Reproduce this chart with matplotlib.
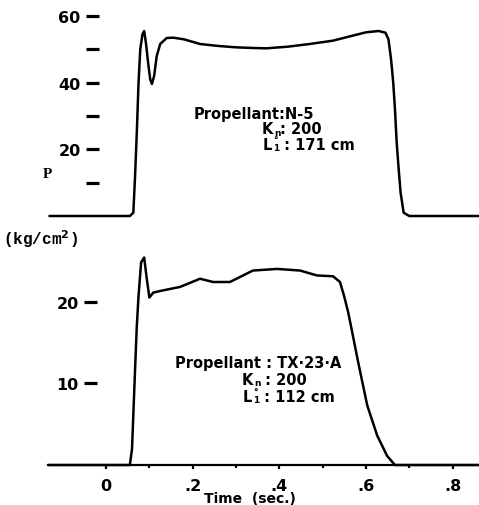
import numpy as np
import matplotlib
matplotlib.rcParams['font.family'] = 'DejaVu Sans'
matplotlib.rcParams['font.weight'] = 'bold'
matplotlib.rcParams['mathtext.fontset'] = 'dejavusans'
matplotlib.rcParams['mathtext.default'] = 'bf'
import matplotlib.pyplot as plt

# N-5 propellant trace (time in s, pressure in kg/cm^2)
t_n5 = [-0.13, 0.055, 0.063, 0.067, 0.071, 0.075, 0.079, 0.084, 0.088, 0.092,
        0.098, 0.102, 0.106, 0.111, 0.117, 0.125, 0.14, 0.155, 0.18, 0.217,
        0.26, 0.3, 0.34, 0.37, 0.42, 0.47, 0.524, 0.56, 0.6, 0.629, 0.645,
        0.652, 0.658, 0.663, 0.667, 0.671, 0.675, 0.68, 0.687, 0.70, 0.86]
p_n5 = [0, 0, 1, 12, 25, 40, 50, 54.5, 55.5, 52,
        45, 41, 39.6, 42, 48, 51.6, 53.4, 53.5, 53, 51.6,
        51, 50.6, 50.4, 50.3, 50.8, 51.6, 52.6, 53.8, 55.1, 55.5, 55,
        53, 47, 40, 32, 22, 15, 7, 1, 0, 0]

# TX-23-A propellant trace
t_tx = [-0.13, 0.055, 0.06, 0.067, 0.071, 0.075, 0.081, 0.088, 0.094, 0.100,
        0.109, 0.125, 0.171, 0.217, 0.247, 0.286, 0.339, 0.395, 0.448, 0.487,
        0.524, 0.540, 0.549, 0.559, 0.570, 0.582, 0.603, 0.626, 0.649, 0.667,
        0.86]
p_tx = [0, 0, 2, 11.7, 17, 20.7, 24.8, 25.4, 22.8, 20.5,
        21.1, 21.3, 21.8, 22.8, 22.4, 22.4, 23.8, 24.0, 23.8, 23.2,
        23.1, 22.4, 20.8, 18.7, 15.8, 12.6, 7.3, 3.6, 1.1, 0,
        0]

top_ticks = [10, 20, 30, 40, 50, 60]
top_labels = ['', '20', '', '40', '', '60']
bot_ticks = [10, 20]
bot_labels = ['10', '20']
x_ticks = [0, 0.2, 0.4, 0.6, 0.8]
x_labels = ['0', '.2', '.4', '.6', '.8']
x_minor = [0.1, 0.3, 0.5, 0.7]

W, H = 479, 506


def fx(x):
    return x / W


def fy(y):
    return 1 - y / H


fig = plt.figure(figsize=(W / 100, H / 100), dpi=100)
fig.patch.set_facecolor('white')
renderer = fig.canvas.get_renderer()

ax1 = fig.add_axes([fx(48), fy(225), 431 / W, 220 / H])
ax2 = fig.add_axes([fx(48), fy(475), 431 / W, 230 / H])

for ax in (ax1, ax2):
    ax.set_xlim(-0.134, 0.861)
    for s in ('top', 'right', 'bottom', 'left'):
        ax.spines[s].set_visible(False)
    ax.tick_params(axis='y', direction='out', length=9.5, width=2.3, pad=3.5,
                   labelsize=11.5)

ax1.plot(t_n5, p_n5, color='black', lw=1.8, solid_joinstyle='round')
ax1.set_ylim(-2.4, 63.6)
ax1.spines['left'].set_position(('data', -0.017))
ax1.set_yticks(top_ticks)
ax1.set_yticklabels(top_labels)
ax1.set_xticks([])

ax2.plot(t_tx, p_tx, color='black', lw=1.8, solid_joinstyle='round')
ax2.set_ylim(-1.1, 27.05)
ax2.spines['left'].set_position(('data', -0.021))
ax2.set_yticks(bot_ticks)
ax2.set_yticklabels(bot_labels)
ax2.spines['bottom'].set_visible(True)
ax2.spines['bottom'].set_position(('data', 0))
ax2.spines['bottom'].set_linewidth(1.6)
ax2.set_xticks(x_ticks)
ax2.set_xticklabels(x_labels)
ax2.set_xticks(x_minor, minor=True)
ax2.tick_params(axis='x', which='major', direction='out', length=3, width=1.6,
                pad=6, labelsize=11.5)
ax2.tick_params(axis='x', which='minor', direction='out', length=2, width=1.6)

fig.text(fx(47), fy(175), 'P', family='Liberation Serif', weight='bold',
         fontsize=11, ha='center', va='center')
fig.text(fx(3), fy(239), '(kg/cm$^2$)', family='Liberation Mono', weight='bold',
         fontsize=11.5, ha='left', va='center')
fig.text(fx(250), fy(499), 'Time  (sec.)', fontsize=10, ha='center',
         va='center')

fs = 10.5
small = 6.5


def put(x, y, s, size, dy=0):
    # place a piece of text at pixel x (left), return its width in pixels
    t = fig.text(fx(x), fy(y - dy), s, fontsize=size, va='center', ha='left')
    return t.get_window_extent(renderer).width


def kn_line(x, y, rest):
    x += put(x, y, 'K', fs)
    x += put(x + 0.5, y, 'n', small, dy=-3) + 0.5
    put(x, y, rest, fs)


def l_line(x, y, rest):
    x += put(x, y, 'L', fs)
    w1 = put(x + 0.5, y, '\u00b0', small, dy=4)
    w2 = put(x + 0.5, y, '1', small, dy=-3.5)
    put(x + max(w1, w2) + 0.5, y, rest, fs)


put(194, 115, 'Propellant:N-5', fs)
kn_line(262, 130, ': 200')
l_line(263, 145, ' : 171 cm')

put(175, 364, 'Propellant : TX\u00b723\u00b7A', fs)
kn_line(242, 381, ' : 200')
l_line(243, 397, ' : 112 cm')

fig.savefig('out.png', dpi=100, facecolor='white')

Direction:
Give every line back word for word and leave the pictures out.

Correct response:
Reproduce this chart with matplotlib.
import numpy as np
import matplotlib
matplotlib.rcParams['font.family'] = 'DejaVu Sans'
matplotlib.rcParams['font.weight'] = 'bold'
matplotlib.rcParams['mathtext.fontset'] = 'dejavusans'
matplotlib.rcParams['mathtext.default'] = 'bf'
import matplotlib.pyplot as plt

# N-5 propellant trace (time in s, pressure in kg/cm^2)
t_n5 = [-0.13, 0.055, 0.063, 0.067, 0.071, 0.075, 0.079, 0.084, 0.088, 0.092,
        0.098, 0.102, 0.106, 0.111, 0.117, 0.125, 0.14, 0.155, 0.18, 0.217,
        0.26, 0.3, 0.34, 0.37, 0.42, 0.47, 0.524, 0.56, 0.6, 0.629, 0.645,
        0.652, 0.658, 0.663, 0.667, 0.671, 0.675, 0.68, 0.687, 0.70, 0.86]
p_n5 = [0, 0, 1, 12, 25, 40, 50, 54.5, 55.5, 52,
        45, 41, 39.6, 42, 48, 51.6, 53.4, 53.5, 53, 51.6,
        51, 50.6, 50.4, 50.3, 50.8, 51.6, 52.6, 53.8, 55.1, 55.5, 55,
        53, 47, 40, 32, 22, 15, 7, 1, 0, 0]

# TX-23-A propellant trace
t_tx = [-0.13, 0.055, 0.06, 0.067, 0.071, 0.075, 0.081, 0.088, 0.094, 0.100,
        0.109, 0.125, 0.171, 0.217, 0.247, 0.286, 0.339, 0.395, 0.448, 0.487,
        0.524, 0.540, 0.549, 0.559, 0.570, 0.582, 0.603, 0.626, 0.649, 0.667,
        0.86]
p_tx = [0, 0, 2, 11.7, 17, 20.7, 24.8, 25.4, 22.8, 20.5,
        21.1, 21.3, 21.8, 22.8, 22.4, 22.4, 23.8, 24.0, 23.8, 23.2,
        23.1, 22.4, 20.8, 18.7, 15.8, 12.6, 7.3, 3.6, 1.1, 0,
        0]

top_ticks = [10, 20, 30, 40, 50, 60]
top_labels = ['', '20', '', '40', '', '60']
bot_ticks = [10, 20]
bot_labels = ['10', '20']
x_ticks = [0, 0.2, 0.4, 0.6, 0.8]
x_labels = ['0', '.2', '.4', '.6', '.8']
x_minor = [0.1, 0.3, 0.5, 0.7]

W, H = 479, 506


def fx(x):
    return x / W


def fy(y):
    return 1 - y / H


fig = plt.figure(figsize=(W / 100, H / 100), dpi=100)
fig.patch.set_facecolor('white')
renderer = fig.canvas.get_renderer()

ax1 = fig.add_axes([fx(48), fy(225), 431 / W, 220 / H])
ax2 = fig.add_axes([fx(48), fy(475), 431 / W, 230 / H])

for ax in (ax1, ax2):
    ax.set_xlim(-0.134, 0.861)
    for s in ('top', 'right', 'bottom', 'left'):
        ax.spines[s].set_visible(False)
    ax.tick_params(axis='y', direction='out', length=9.5, width=2.3, pad=3.5,
                   labelsize=11.5)

ax1.plot(t_n5, p_n5, color='black', lw=1.8, solid_joinstyle='round')
ax1.set_ylim(-2.4, 63.6)
ax1.spines['left'].set_position(('data', -0.017))
ax1.set_yticks(top_ticks)
ax1.set_yticklabels(top_labels)
ax1.set_xticks([])

ax2.plot(t_tx, p_tx, color='black', lw=1.8, solid_joinstyle='round')
ax2.set_ylim(-1.1, 27.05)
ax2.spines['left'].set_position(('data', -0.021))
ax2.set_yticks(bot_ticks)
ax2.set_yticklabels(bot_labels)
ax2.spines['bottom'].set_visible(True)
ax2.spines['bottom'].set_position(('data', 0))
ax2.spines['bottom'].set_linewidth(1.6)
ax2.set_xticks(x_ticks)
ax2.set_xticklabels(x_labels)
ax2.set_xticks(x_minor, minor=True)
ax2.tick_params(axis='x', which='major', direction='out', length=3, width=1.6,
                pad=6, labelsize=11.5)
ax2.tick_params(axis='x', which='minor', direction='out', length=2, width=1.6)

fig.text(fx(47), fy(175), 'P', family='Liberation Serif', weight='bold',
         fontsize=11, ha='center', va='center')
fig.text(fx(3), fy(239), '(kg/cm$^2$)', family='Liberation Mono', weight='bold',
         fontsize=11.5, ha='left', va='center')
fig.text(fx(250), fy(499), 'Time  (sec.)', fontsize=10, ha='center',
         va='center')

fs = 10.5
small = 6.5


def put(x, y, s, size, dy=0):
    # place a piece of text at pixel x (left), return its width in pixels
    t = fig.text(fx(x), fy(y - dy), s, fontsize=size, va='center', ha='left')
    return t.get_window_extent(renderer).width


def kn_line(x, y, rest):
    x += put(x, y, 'K', fs)
    x += put(x + 0.5, y, 'n', small, dy=-3) + 0.5
    put(x, y, rest, fs)


def l_line(x, y, rest):
    x += put(x, y, 'L', fs)
    w1 = put(x + 0.5, y, '\u00b0', small, dy=4)
    w2 = put(x + 0.5, y, '1', small, dy=-3.5)
    put(x + max(w1, w2) + 0.5, y, rest, fs)


put(194, 115, 'Propellant:N-5', fs)
kn_line(262, 130, ': 200')
l_line(263, 145, ' : 171 cm')

put(175, 364, 'Propellant : TX\u00b723\u00b7A', fs)
kn_line(242, 381, ' : 200')
l_line(243, 397, ' : 112 cm')

fig.savefig('out.png', dpi=100, facecolor='white')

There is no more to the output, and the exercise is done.